The U.S. Navy undertook an ecological risk assessment of the wetland areas at the West Beach Landfill on the former Alameda Naval Air Station as part of its base closure procedures. Wetlands and Water Resources performed a subset of the overall work, examining surface water and groundwater hydrology of the wetland area.
The Oro Loma tidal marsh restoration project restored a 350-acre tidal marsh on diked baylands in Hayward, California. Construction was completed in 1997.
      This project involved the preparation of an Environmental Impact Statement for a proposed golf course in the Republic of Palau.      
This project involves working closely with the Solano Land Trust, the property owner, to prepare a complete update to the 1990 Master Plan for Rush Ranch, a 2,070-acre wetland and upland preserve in northern Suisun Marsh. 
The U.S. Army Corps of Engineers carried out an enforcement action against the San Carlos Airport for unauthorized fill placed within wetlands at the airport facility. This project consisted of complying with the terms of the enforcement order, which included preparing and implementing an on-site wetland restoration plan.
This project involved a cooperative scientific investigation between USGS and the Bay Conservation and Development Commission in support of the restoration design work at the Hamilton Airfield.
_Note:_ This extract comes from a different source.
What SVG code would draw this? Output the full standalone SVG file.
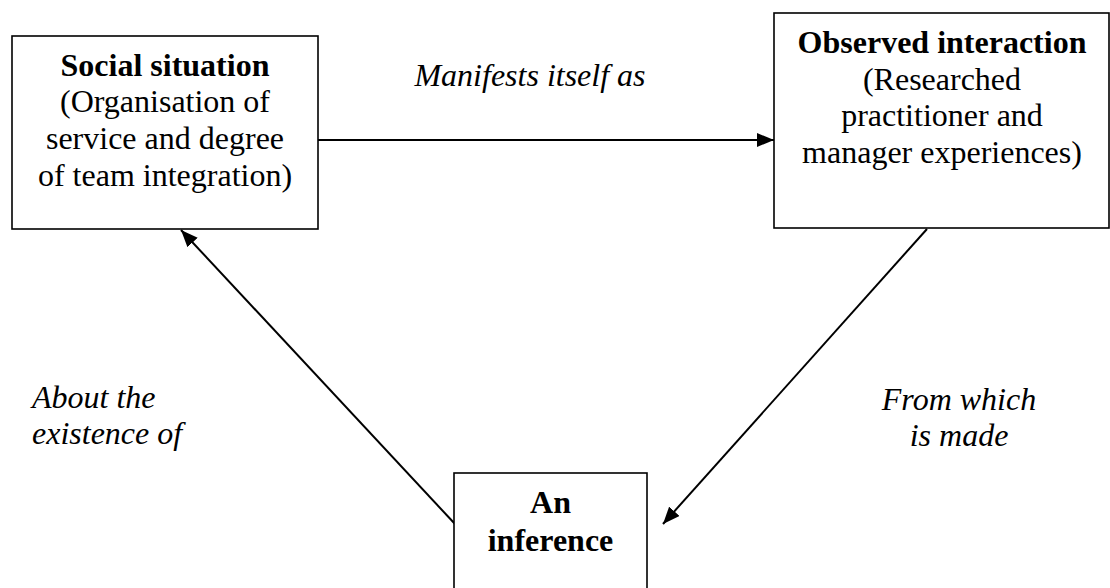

USGS conducted a field data collection program to evaluate water levels, currents, and sediment transport at Hamilton and the recently constructed Sonoma Baylands project.
The California Department of Water Resources (DWR) and the U.S. Geological Survey (USGS) are developing a project to convert diked, subsided Delta islands to freshwater wetlands. This change in land use will stop ongoing subsidence and, over time, reverse past subsidence.